Intel Arc B580 Battlemage Graphics Card Spotted With Dual M.2 SSD Slots
What to do with the extra lanes? If you're Chinese hardware vendor MaxSun, you wire them up to M.2 sockets on the graphics card itself. This isn't actually the first time we've seen this idea; ASUS stuck an M.2 socket on a GeForce RTX 4060 Ti card, which similarly uses just eight PCIe lanes. It is the first time we've seen dual slots, though, and also the first time that the GPU-mounted SSD sockets had their own heatsink.

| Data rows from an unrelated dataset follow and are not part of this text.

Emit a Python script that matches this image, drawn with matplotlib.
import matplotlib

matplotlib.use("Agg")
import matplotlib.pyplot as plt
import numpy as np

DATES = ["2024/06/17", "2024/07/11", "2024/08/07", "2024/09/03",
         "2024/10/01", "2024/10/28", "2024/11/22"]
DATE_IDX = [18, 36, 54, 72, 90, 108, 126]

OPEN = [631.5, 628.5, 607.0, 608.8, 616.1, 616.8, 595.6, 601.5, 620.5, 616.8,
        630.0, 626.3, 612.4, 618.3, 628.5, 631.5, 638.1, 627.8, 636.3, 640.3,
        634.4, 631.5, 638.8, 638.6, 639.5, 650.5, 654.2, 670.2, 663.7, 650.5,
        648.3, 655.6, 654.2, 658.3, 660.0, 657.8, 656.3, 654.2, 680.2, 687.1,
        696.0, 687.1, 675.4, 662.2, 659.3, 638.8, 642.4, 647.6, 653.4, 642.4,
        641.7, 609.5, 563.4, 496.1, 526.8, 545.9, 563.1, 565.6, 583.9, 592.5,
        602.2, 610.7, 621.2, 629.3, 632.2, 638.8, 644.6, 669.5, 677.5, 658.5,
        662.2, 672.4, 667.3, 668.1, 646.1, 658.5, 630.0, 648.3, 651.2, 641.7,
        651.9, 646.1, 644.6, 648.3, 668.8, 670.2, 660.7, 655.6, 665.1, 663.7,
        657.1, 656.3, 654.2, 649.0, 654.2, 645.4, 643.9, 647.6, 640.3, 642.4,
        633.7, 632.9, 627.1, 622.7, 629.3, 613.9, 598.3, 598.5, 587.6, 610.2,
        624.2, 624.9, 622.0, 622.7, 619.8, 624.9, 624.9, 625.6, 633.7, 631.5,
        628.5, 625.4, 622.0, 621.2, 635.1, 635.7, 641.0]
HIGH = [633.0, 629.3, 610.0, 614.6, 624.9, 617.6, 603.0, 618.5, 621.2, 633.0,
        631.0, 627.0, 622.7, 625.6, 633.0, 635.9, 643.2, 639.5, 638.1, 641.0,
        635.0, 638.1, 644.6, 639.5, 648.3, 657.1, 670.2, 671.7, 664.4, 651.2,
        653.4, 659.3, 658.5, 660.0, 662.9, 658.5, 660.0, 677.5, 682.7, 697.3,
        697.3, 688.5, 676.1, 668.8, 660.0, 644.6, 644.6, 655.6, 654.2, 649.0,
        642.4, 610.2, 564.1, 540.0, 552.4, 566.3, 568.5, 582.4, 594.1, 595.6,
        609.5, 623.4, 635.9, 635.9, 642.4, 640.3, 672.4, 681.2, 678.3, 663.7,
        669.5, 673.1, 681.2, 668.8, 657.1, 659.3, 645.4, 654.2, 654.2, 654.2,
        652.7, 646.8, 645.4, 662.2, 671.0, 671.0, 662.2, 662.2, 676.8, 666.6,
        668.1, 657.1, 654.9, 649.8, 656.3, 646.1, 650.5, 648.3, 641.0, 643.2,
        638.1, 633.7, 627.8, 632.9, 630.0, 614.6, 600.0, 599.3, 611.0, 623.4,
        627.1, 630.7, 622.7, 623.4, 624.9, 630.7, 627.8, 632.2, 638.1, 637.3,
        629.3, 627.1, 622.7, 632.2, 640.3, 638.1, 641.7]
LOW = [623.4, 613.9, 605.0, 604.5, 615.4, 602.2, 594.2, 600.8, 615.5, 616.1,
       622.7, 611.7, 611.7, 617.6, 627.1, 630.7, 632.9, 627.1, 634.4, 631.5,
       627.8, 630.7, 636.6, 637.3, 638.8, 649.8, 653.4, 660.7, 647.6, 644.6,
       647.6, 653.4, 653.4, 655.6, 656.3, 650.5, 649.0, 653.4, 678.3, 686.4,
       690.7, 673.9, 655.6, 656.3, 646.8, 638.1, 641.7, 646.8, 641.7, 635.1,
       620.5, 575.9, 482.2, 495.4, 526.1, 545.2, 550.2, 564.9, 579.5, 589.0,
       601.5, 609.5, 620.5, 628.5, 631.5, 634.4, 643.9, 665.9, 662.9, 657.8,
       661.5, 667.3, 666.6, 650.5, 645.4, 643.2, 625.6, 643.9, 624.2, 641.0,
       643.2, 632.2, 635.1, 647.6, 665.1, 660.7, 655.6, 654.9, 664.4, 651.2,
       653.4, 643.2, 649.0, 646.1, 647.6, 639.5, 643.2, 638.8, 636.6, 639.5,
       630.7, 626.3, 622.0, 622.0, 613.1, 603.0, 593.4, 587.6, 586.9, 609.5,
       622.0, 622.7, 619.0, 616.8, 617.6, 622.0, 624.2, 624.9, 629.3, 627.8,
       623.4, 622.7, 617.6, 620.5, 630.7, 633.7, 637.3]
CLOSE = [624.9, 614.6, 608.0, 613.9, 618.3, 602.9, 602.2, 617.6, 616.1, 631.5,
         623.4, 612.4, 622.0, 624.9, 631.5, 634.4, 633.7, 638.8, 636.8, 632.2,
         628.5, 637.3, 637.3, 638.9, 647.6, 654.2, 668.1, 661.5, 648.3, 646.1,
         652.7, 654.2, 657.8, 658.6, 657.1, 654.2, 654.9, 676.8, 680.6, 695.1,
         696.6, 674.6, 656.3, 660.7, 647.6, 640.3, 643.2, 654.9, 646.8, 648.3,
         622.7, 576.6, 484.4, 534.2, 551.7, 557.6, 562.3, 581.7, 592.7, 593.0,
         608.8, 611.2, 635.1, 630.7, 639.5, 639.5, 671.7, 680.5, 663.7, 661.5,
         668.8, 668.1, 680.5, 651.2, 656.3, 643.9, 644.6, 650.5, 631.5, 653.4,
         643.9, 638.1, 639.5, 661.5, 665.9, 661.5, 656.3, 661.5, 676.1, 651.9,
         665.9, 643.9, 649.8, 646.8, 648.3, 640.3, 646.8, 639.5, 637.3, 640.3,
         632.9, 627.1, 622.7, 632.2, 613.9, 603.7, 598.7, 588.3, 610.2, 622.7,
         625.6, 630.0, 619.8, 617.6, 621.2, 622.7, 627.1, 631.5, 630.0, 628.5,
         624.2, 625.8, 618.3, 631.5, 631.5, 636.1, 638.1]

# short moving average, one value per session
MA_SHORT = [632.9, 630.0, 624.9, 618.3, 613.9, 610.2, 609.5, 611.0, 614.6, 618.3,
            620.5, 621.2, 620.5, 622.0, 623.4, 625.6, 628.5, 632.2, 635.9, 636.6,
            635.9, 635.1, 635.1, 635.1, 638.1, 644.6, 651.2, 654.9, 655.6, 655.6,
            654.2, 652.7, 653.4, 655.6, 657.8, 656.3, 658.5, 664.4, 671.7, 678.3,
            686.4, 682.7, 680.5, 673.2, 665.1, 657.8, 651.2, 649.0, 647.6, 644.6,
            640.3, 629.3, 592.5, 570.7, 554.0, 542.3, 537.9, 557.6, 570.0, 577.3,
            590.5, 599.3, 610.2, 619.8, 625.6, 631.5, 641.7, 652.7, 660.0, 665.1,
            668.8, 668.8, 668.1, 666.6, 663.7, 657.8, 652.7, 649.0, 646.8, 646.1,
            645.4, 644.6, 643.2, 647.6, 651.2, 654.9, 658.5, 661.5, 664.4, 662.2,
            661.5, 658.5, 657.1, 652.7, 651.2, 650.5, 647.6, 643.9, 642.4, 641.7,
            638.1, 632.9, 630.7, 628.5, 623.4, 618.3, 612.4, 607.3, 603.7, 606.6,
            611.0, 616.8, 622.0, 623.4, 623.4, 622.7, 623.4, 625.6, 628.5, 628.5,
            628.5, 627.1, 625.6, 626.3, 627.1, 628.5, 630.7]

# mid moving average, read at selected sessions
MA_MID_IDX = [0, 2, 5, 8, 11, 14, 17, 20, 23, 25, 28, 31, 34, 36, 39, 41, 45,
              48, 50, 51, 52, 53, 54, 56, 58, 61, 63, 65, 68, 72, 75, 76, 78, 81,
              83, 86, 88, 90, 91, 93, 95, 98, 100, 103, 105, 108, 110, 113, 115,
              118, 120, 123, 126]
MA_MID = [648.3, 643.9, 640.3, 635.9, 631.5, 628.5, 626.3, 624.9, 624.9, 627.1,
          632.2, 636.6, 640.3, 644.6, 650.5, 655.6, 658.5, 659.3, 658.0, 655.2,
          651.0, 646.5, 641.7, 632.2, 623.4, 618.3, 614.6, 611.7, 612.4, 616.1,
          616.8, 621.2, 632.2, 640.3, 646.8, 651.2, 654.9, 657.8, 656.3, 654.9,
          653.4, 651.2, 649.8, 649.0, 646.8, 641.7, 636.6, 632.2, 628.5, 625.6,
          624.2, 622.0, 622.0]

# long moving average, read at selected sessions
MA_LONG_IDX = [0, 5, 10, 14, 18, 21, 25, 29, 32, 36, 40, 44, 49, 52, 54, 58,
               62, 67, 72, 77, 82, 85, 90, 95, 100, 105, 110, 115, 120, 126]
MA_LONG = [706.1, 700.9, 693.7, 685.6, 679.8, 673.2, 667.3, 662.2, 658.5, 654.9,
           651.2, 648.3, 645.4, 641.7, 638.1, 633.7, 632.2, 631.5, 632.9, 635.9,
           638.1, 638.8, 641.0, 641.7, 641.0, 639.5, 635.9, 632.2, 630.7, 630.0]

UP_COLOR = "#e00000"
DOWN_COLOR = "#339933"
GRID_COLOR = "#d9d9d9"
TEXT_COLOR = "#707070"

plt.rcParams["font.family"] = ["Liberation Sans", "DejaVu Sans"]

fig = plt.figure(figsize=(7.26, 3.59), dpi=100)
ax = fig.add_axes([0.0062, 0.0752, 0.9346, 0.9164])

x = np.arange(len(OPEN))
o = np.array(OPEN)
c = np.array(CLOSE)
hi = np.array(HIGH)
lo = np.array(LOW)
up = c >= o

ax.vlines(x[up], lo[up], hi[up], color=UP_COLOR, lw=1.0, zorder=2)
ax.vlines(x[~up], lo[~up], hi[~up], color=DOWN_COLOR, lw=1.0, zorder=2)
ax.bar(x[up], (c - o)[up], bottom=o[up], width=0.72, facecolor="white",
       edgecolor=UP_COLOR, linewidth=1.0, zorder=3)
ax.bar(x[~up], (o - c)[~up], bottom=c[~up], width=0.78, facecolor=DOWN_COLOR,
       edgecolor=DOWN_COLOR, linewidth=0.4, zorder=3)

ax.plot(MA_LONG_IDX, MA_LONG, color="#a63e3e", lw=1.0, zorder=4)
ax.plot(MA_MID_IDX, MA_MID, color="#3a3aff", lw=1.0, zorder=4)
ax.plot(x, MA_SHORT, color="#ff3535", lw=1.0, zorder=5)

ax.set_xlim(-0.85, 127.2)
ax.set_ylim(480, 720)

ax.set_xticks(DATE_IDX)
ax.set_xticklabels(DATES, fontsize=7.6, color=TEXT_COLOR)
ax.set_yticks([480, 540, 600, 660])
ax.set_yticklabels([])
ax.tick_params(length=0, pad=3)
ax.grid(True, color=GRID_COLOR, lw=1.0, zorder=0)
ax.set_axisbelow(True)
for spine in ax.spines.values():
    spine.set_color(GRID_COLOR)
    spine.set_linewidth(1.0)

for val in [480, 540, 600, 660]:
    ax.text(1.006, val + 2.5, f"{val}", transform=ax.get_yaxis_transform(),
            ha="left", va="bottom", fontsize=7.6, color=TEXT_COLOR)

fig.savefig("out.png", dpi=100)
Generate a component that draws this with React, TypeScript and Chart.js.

There's unfortunately little information available on the web about this unique design. However, we can still dispel a few misconceptions people are likely to have. For one thing, the SSDs installed on this card will not be connected to the GPU, but instead to the CPU, like other PCIe devices. They will be wired directly to the PCI Express slot, just like the GPU die itself. They will likely share power circuitry, but that's all.
PCIe bifurcation isn't completely unknown on consumer boards, but it's typically present to support additional PCIe or storage slots elsewhere on the motherboard. Dividing up the x16 slot into multiple separate interfaces this way is only ever really done to support M.2 carrier cards with up to four slots on board. It's possible a mode like that could work for this card, but it would likely limit the GPU to an x4 interface, which isn't the end of the world, but certainly not optimal either.
Still, a solution like this, if supported, could be a great way for users to hook up PCIe 5.0 SSDs to motherboards that only only have PCIe 5.0 on the primary x16 slot. These SSDs would likely have better cooling than most M.2 drives installed into a motherboard, too. We're very curious to see if MaxSun releases official details of this model, because we weren't able to find it anywhere on the company's sites or social media. Thanks to Videocardz for bringing the unique GPU to our attention.